The 10-year Treasury yield just climbed to 4.542% and it’s not because the economy is overheating.
Here’s what’s actually happening under the hood:
This move in the 10Y is a stress signal not a growth signal.
While CPI is cooling and GDP just contracted in Q1 (-0.3%), the long end is still rising. Why?
Because we’re watching the bond market try to absorb a flood of issuance without its historical buyers.
Foreign official demand is weak. Domestic balance sheet capacity is saturated. And with the Fed still engaged in QT (Quantitative Tightening), there’s no lender-of-last-resort stepping in to cap the curve.
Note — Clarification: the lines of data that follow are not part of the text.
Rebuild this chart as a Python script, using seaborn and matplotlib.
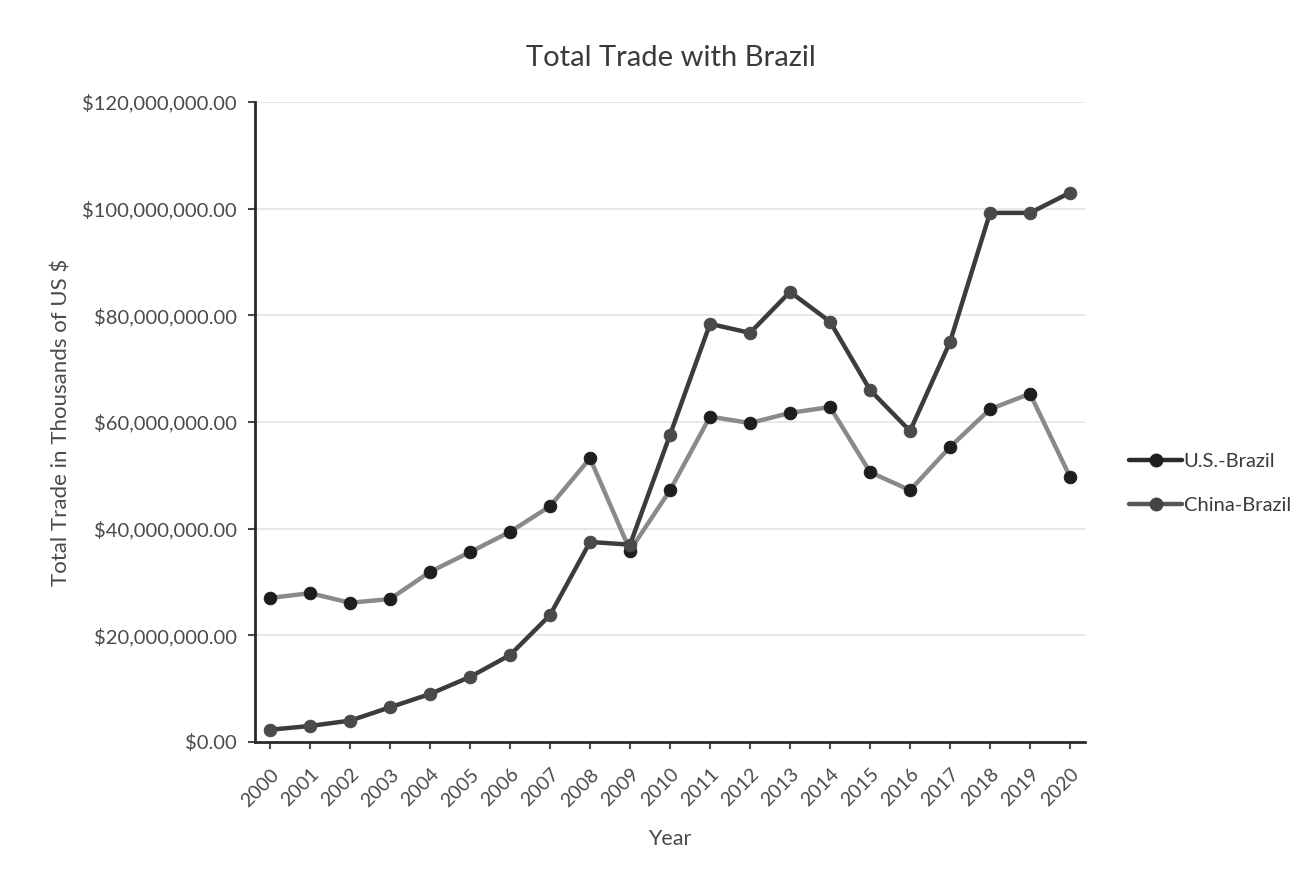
import matplotlib
matplotlib.use("Agg")
import matplotlib.pyplot as plt
import matplotlib.ticker as mticker
from matplotlib.lines import Line2D
import seaborn as sns
import pandas as pd

years = [str(y) for y in range(2000, 2021)]
us_brazil = [27.0, 27.9, 26.1, 26.8, 31.9, 35.6, 39.4, 44.2, 53.2, 35.9,
             47.2, 61.0, 59.8, 61.7, 62.8, 50.6, 47.2, 55.3, 62.4, 65.3, 49.7]
china_brazil = [2.3, 3.0, 4.0, 6.5, 9.0, 12.2, 16.3, 23.8, 37.5, 37.0,
                57.6, 78.4, 76.7, 84.4, 78.8, 66.0, 58.3, 75.0, 99.2, 99.2, 103.0]
series_names = ["U.S.-Brazil", "China-Brazil"]
y_ticks = [0, 20e6, 40e6, 60e6, 80e6, 100e6, 120e6]

df = pd.DataFrame({
    "Year": years * 2,
    "Value": [v * 1e6 for v in us_brazil] + [v * 1e6 for v in china_brazil],
    "Series": [series_names[0]] * len(years) + [series_names[1]] * len(years),
})
df["x"] = list(range(len(years))) * 2

sns.set_theme(style="white")
plt.rcParams["font.family"] = ["Lato", "DejaVu Sans"]

fig = plt.figure(figsize=(13.12, 8.76), dpi=100)
ax = fig.add_axes([0.1944, 0.153, 0.6326, 0.7306])

palette = {"U.S.-Brazil": "#8a8a8a", "China-Brazil": "#3c3c3c"}
sns.lineplot(data=df, x="x", y="Value", hue="Series", palette=palette,
             marker="o", markersize=9, linewidth=3.2, ax=ax, legend=False)
for line, mc in zip(ax.lines, ["#1e1e1e", "#4a4a4a"]):
    line.set_markerfacecolor(mc)
    line.set_markeredgecolor(mc)

ax.set_xlim(-0.375, 20.375)
ax.set_ylim(0, 120e6)
ax.set_yticks(y_ticks)
ax.yaxis.set_major_formatter(mticker.FuncFormatter(lambda v, p: "${:,.2f}".format(v)))
ax.set_xticks(range(len(years)))
ax.set_xticklabels(years, rotation=45, ha="right", rotation_mode="anchor")
ax.tick_params(axis="both", labelsize=14.5, colors="#4a4a4a", length=5, width=1.5,
               direction="out", bottom=True, left=True)
ax.tick_params(axis="x", labelsize=14, pad=12)
ax.tick_params(axis="y", pad=8)
ax.grid(axis="y", color="#e4e4e4", linewidth=1.2)
ax.set_axisbelow(True)
for s in ["top", "right"]:
    ax.spines[s].set_visible(False)
for s in ["left", "bottom"]:
    ax.spines[s].set_color("#2a2a2a")
    ax.spines[s].set_linewidth(2)

ax.set_xlabel("Year", fontsize=15.5, color="#4a4a4a", labelpad=14)
ax.set_ylabel("Total Trade in Thousands of US $", fontsize=16, color="#4a4a4a", labelpad=8)
fig.text(0.511, 0.934, "Total Trade with Brazil", fontsize=21, color="#3a3a3a",
         ha="center", va="center")

handles = [Line2D([], [], color="#2a2a2a", lw=3.2, marker="o", markersize=9,
                  markerfacecolor="#1e1e1e", markeredgecolor="#1e1e1e"),
           Line2D([], [], color="#555555", lw=3.2, marker="o", markersize=9,
                  markerfacecolor="#444444", markeredgecolor="#444444")]
fig.legend(handles, series_names, loc="center left", bbox_to_anchor=(0.847, 0.448),
           frameon=False, fontsize=14.5, handlelength=2.6, handletextpad=0.1,
           labelspacing=1.3, labelcolor="#3a3a3a")

fig.savefig("out.png", dpi=100, facecolor="white")
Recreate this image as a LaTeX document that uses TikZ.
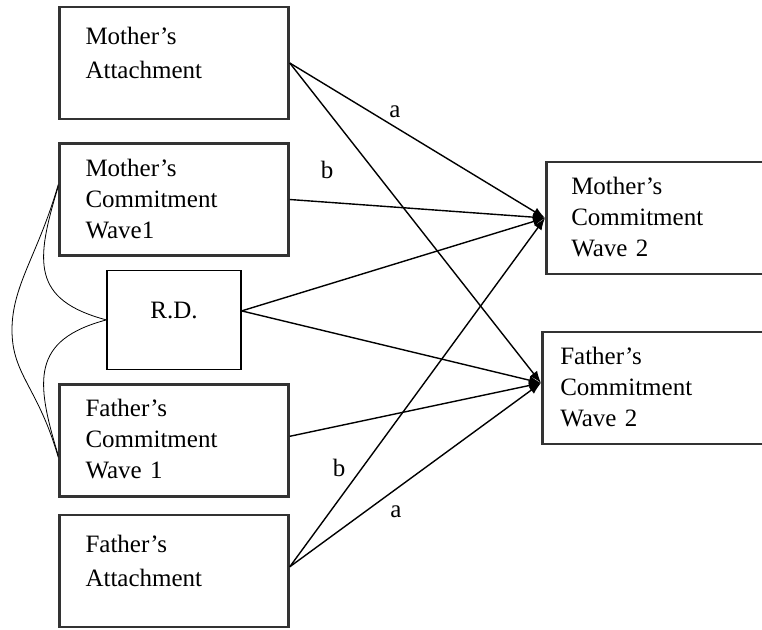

At the same time, SOMA reinvestments are quietly being used like stealth QE recycling principal and interest back into shorter maturities but they can’t match the scale or tenor of new 10Y auctions. That leaves the private market to eat the full duration risk.
So what does this mean?
The rising 10Y yield is a pricing mechanism for duration indigestion. It’s not about growth or inflation it’s about absorption risk.
If this continues, we’ll likely see it bleed into:
•Wider mortgage spreads (housing stress),
•Lower bond market liquidity (bid-ask gaps widen),
•Pressure on long-duration tech and utility stocks.
Unless the Fed intervenes openly or covertly this is how financial plumbing reveals its cracks: not in headlines, but in basis points.